I was also cold and tired. It took me too long to remember.
"Blackfoot," I said, then corrected myself. "Blackfeet."
"You don't know which?" asked Calvin, speaking for the first time--though he'd been watching me since they came ashore. I'd almost forgotten I was naked until I saw his face just before I'd been tossed a woolen blanket. I supposed polite disinterest was too much to ask from everyone. Three out of four wasn't bad.
"I never knew my father--my mother is white. He told my mother he was from Browning, Montana," I told them. The wool was doing a good job of warming the skin it covered.
Naked wrapped in a blanket among strangers didn't use to bother me. Maybe if Calvin would have quit staring at the various pieces of me that the blanket didn't cover, it still wouldn't have bothered me. As it was, I did my best to keep Jim between Calvin and me.
"So you were raised white," said Calvin in disapproving tones.
I should have told them I was Hispanic and any Indians in my bloodlines were South American and unknown. Half of my customers thought I was Hispanic. Telling them I was Hispanic felt like it would have been less of a lie than telling them I was Indian. As if I were claiming ties that weren't there.
"Browning, Montana, makes him Blackfeet," Jim told me kindly. "Piegan. The Blood and the Siksika are Blackfoot."
I knew that. It just hadn't tripped off my tongue.
"What were you doing out here? It's an odd place to be running around at this time of night." Jim didn't say naked. He didn't have to. "Boy," he said abruptly to Calvin. "Don't you make your mother ashamed of her son."

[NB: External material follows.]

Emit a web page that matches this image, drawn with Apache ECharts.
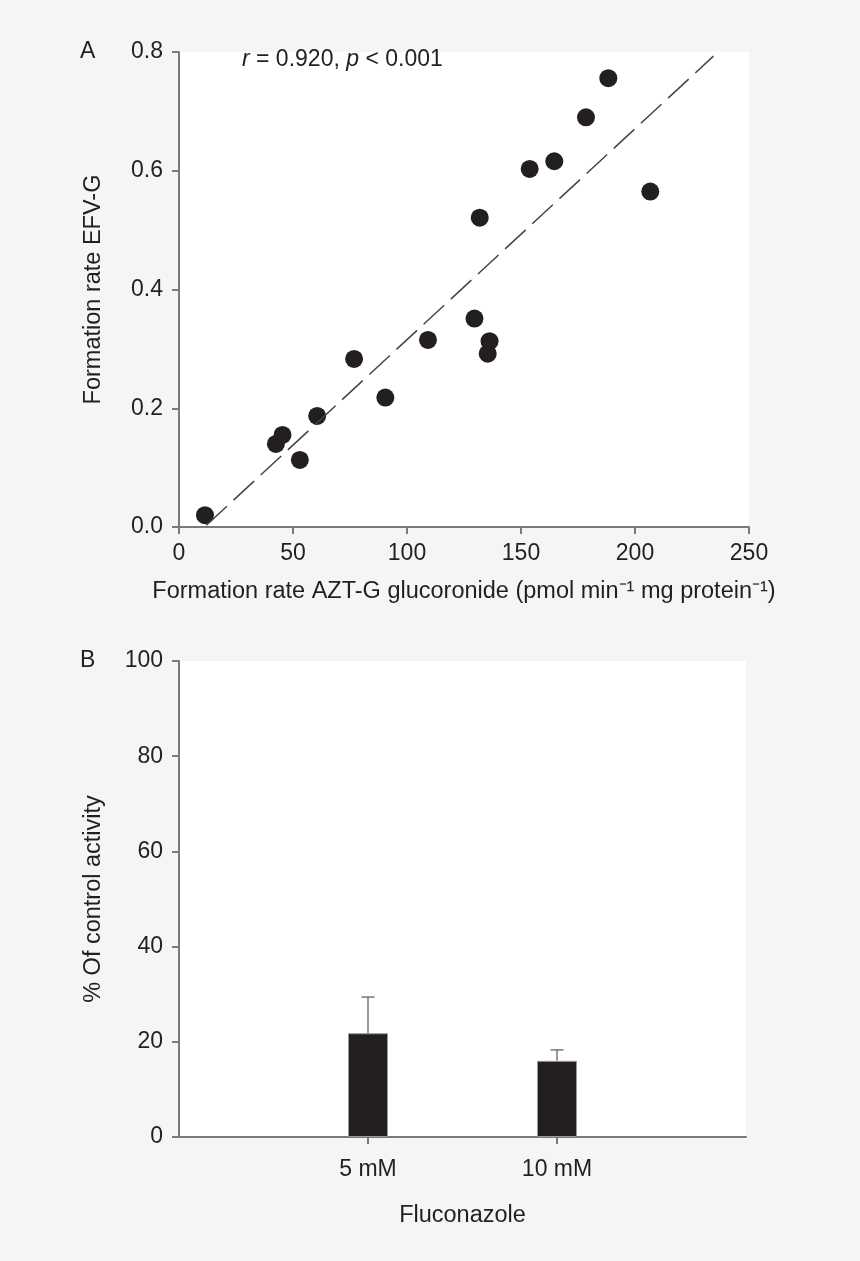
<!DOCTYPE html>
<html>
<head>
<meta charset="utf-8">
<script src="https://cdn.jsdelivr.net/npm/echarts@6/dist/echarts.min.js"></script>
<style>
  html, body { margin: 0; padding: 0; background: #f5f5f5; }
  #main { width: 860px; height: 1261px; }
</style>
</head>
<body>
<div id="main"></div>
<script>
// panel A - correlation data
const aztRate = [11.4, 42.5, 45.4, 53, 60.6, 76.8, 90.5, 109.2, 129.6, 136.2, 135.4, 131.9, 153.8, 164.6, 178.5, 188.3, 206.7];
const efvRate = [0.02, 0.14, 0.155, 0.113, 0.187, 0.283, 0.218, 0.315, 0.351, 0.313, 0.292, 0.521, 0.603, 0.616, 0.69, 0.756, 0.565];
const fitX = [12, 234.4];
const fitY = [0.003, 0.793];
const xTicksA = [0, 250, 50];
const yTicksA = [0, 0.8, 0.2];

// panel B - inhibition data
const doses = ['5 mM', '10 mM'];
const pctActivity = [21.8, 16.0];
const pctSd = [7.6, 2.3];
const yTicksB = [0, 100, 20];

const txt = '#231f20';
const axisCol = '#7a7a7a';
const font = 'Liberation Sans, Arial, sans-serif';

var dom = document.getElementById('main');
var myChart = echarts.init(dom, null, { renderer: 'canvas' });

const scatterData = aztRate.map((x, i) => [x, efvRate[i]]);
const fitData = fitX.map((x, i) => [x, fitY[i]]);
const catB = [''].concat(doses, ['']);
const barData = ['-'].concat(pctActivity, ['-']);
const errData = doses.map((d, i) => [d, pctActivity[i], pctActivity[i] + pctSd[i]]);

function axisCommon() {
  return {
    axisLine: { show: true, lineStyle: { color: axisCol, width: 2 } },
    axisTick: { show: true, length: 7, lineStyle: { color: axisCol, width: 2 } },
    splitLine: { show: false },
    axisLabel: { color: txt, fontSize: 23, fontFamily: font },
    nameTextStyle: { color: txt, fontSize: 23.5, fontFamily: font }
  };
}

var option = {
  backgroundColor: '#f5f5f5',
  animation: false,
  textStyle: { fontFamily: font },
  grid: [
    { left: 179, right: 111, top: 52, bottom: 734, show: true, backgroundColor: '#fff', borderWidth: 0 },
    { left: 179, right: 114, top: 661, bottom: 124, show: true, backgroundColor: '#fff', borderWidth: 0 }
  ],
  xAxis: [
    Object.assign(axisCommon(), {
      gridIndex: 0, type: 'value',
      min: xTicksA[0], max: xTicksA[1], interval: xTicksA[2],
      name: 'Formation rate AZT-G glucoronide (pmol min\u207B\u00B9 mg protein\u207B\u00B9)',
      nameLocation: 'middle', nameGap: 53
    }),
    Object.assign(axisCommon(), {
      gridIndex: 1, type: 'category', data: catB, boundaryGap: false,
      name: 'Fluconazole', nameLocation: 'middle', nameGap: 67
    })
  ],
  yAxis: [
    Object.assign(axisCommon(), {
      gridIndex: 0, type: 'value',
      min: yTicksA[0], max: yTicksA[1], interval: yTicksA[2],
      name: 'Formation rate EFV-G', nameLocation: 'middle', nameGap: 73
    }),
    Object.assign(axisCommon(), {
      gridIndex: 1, type: 'value',
      min: yTicksB[0], max: yTicksB[1], interval: yTicksB[2],
      name: '% Of control activity', nameLocation: 'middle', nameGap: 73
    })
  ],
  graphic: [
    { type: 'text', left: 80, top: 40, style: { text: 'A', fill: txt, font: '23px ' + font } },
    { type: 'text', left: 80, top: 649, style: { text: 'B', fill: txt, font: '23px ' + font } },
    {
      type: 'text', left: 242, top: 48,
      style: {
        text: '{i|r} = 0.920, {i|p} < 0.001',
        fill: txt, font: '23px ' + font,
        rich: { i: { fontStyle: 'italic', fontSize: 23, fontFamily: font, fill: txt } }
      }
    }
  ],
  series: [
    {
      type: 'line', xAxisIndex: 0, yAxisIndex: 0,
      data: fitData, symbol: 'none', silent: true,
      lineStyle: { color: '#444', width: 1.5, type: [28, 9] }
    },
    {
      type: 'scatter', xAxisIndex: 0, yAxisIndex: 0,
      data: scatterData, symbolSize: 18,
      itemStyle: { color: txt, opacity: 1 }
    },
    {
      type: 'bar', xAxisIndex: 1, yAxisIndex: 1,
      data: barData, barWidth: 40,
      itemStyle: { color: txt, borderColor: '#999', borderWidth: 1 }
    },
    {
      type: 'custom', xAxisIndex: 1, yAxisIndex: 1, data: errData, z: 1,
      renderItem: function (params, api) {
        var base = api.coord([api.value(0), api.value(1)]);
        var top = api.coord([api.value(0), api.value(2)]);
        var st = { stroke: '#777', lineWidth: 1.5 };
        return {
          type: 'group',
          children: [
            { type: 'line', shape: { x1: base[0], y1: base[1], x2: top[0], y2: top[1] }, style: st },
            { type: 'line', shape: { x1: top[0] - 6.5, y1: top[1], x2: top[0] + 6.5, y2: top[1] }, style: st }
          ]
        };
      }
    }
  ]
};

// hide ticks/labels at the empty ends of the dose axis
option.xAxis[1].axisTick.interval = function (idx, val) { return val !== ''; };
option.xAxis[1].axisLabel.interval = function (idx, val) { return val !== ''; };
option.xAxis[1].axisLabel.margin = 21;
option.xAxis[0].axisLabel.margin = 15;
option.yAxis[0].axisLabel.margin = 16;
option.yAxis[0].axisLabel.formatter = function (v) { return v.toFixed(1); };
option.yAxis[1].axisLabel.margin = 16;

if (option && typeof option === 'object') {
  myChart.setOption(option);
}

window.addEventListener('resize', myChart.resize);
</script>
</body>
</html>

The young man's mouth tightened, but he looked away from me. A few years ago his regard wouldn't have bothered me the way it did now. But things had happened since that made me uncomfortable standing nearly naked with four strangers--five if I counted Benny, which I didn't.
"I just got married," I told him, reminding my too-jittery self that Adam would be on his way back by now. If something happened, and I had no reason to think it would--especially as they had handed over a blanket to cover me without a word--Adam would be here before anything too bad happened. I wouldn't be caught in the trap of assuming all men were bad--but I wouldn't have been human if I weren't wary. "We were swimming."
"Good thing for Benny," said Jim. "We've been by here twice. It would have been morning before we could have seen that boat under the trees. And morning would have been too late for him."
Fred (I could tell because he wore a red flannel shirt, and Hank wore a gray one) left Benny to his brother and came over.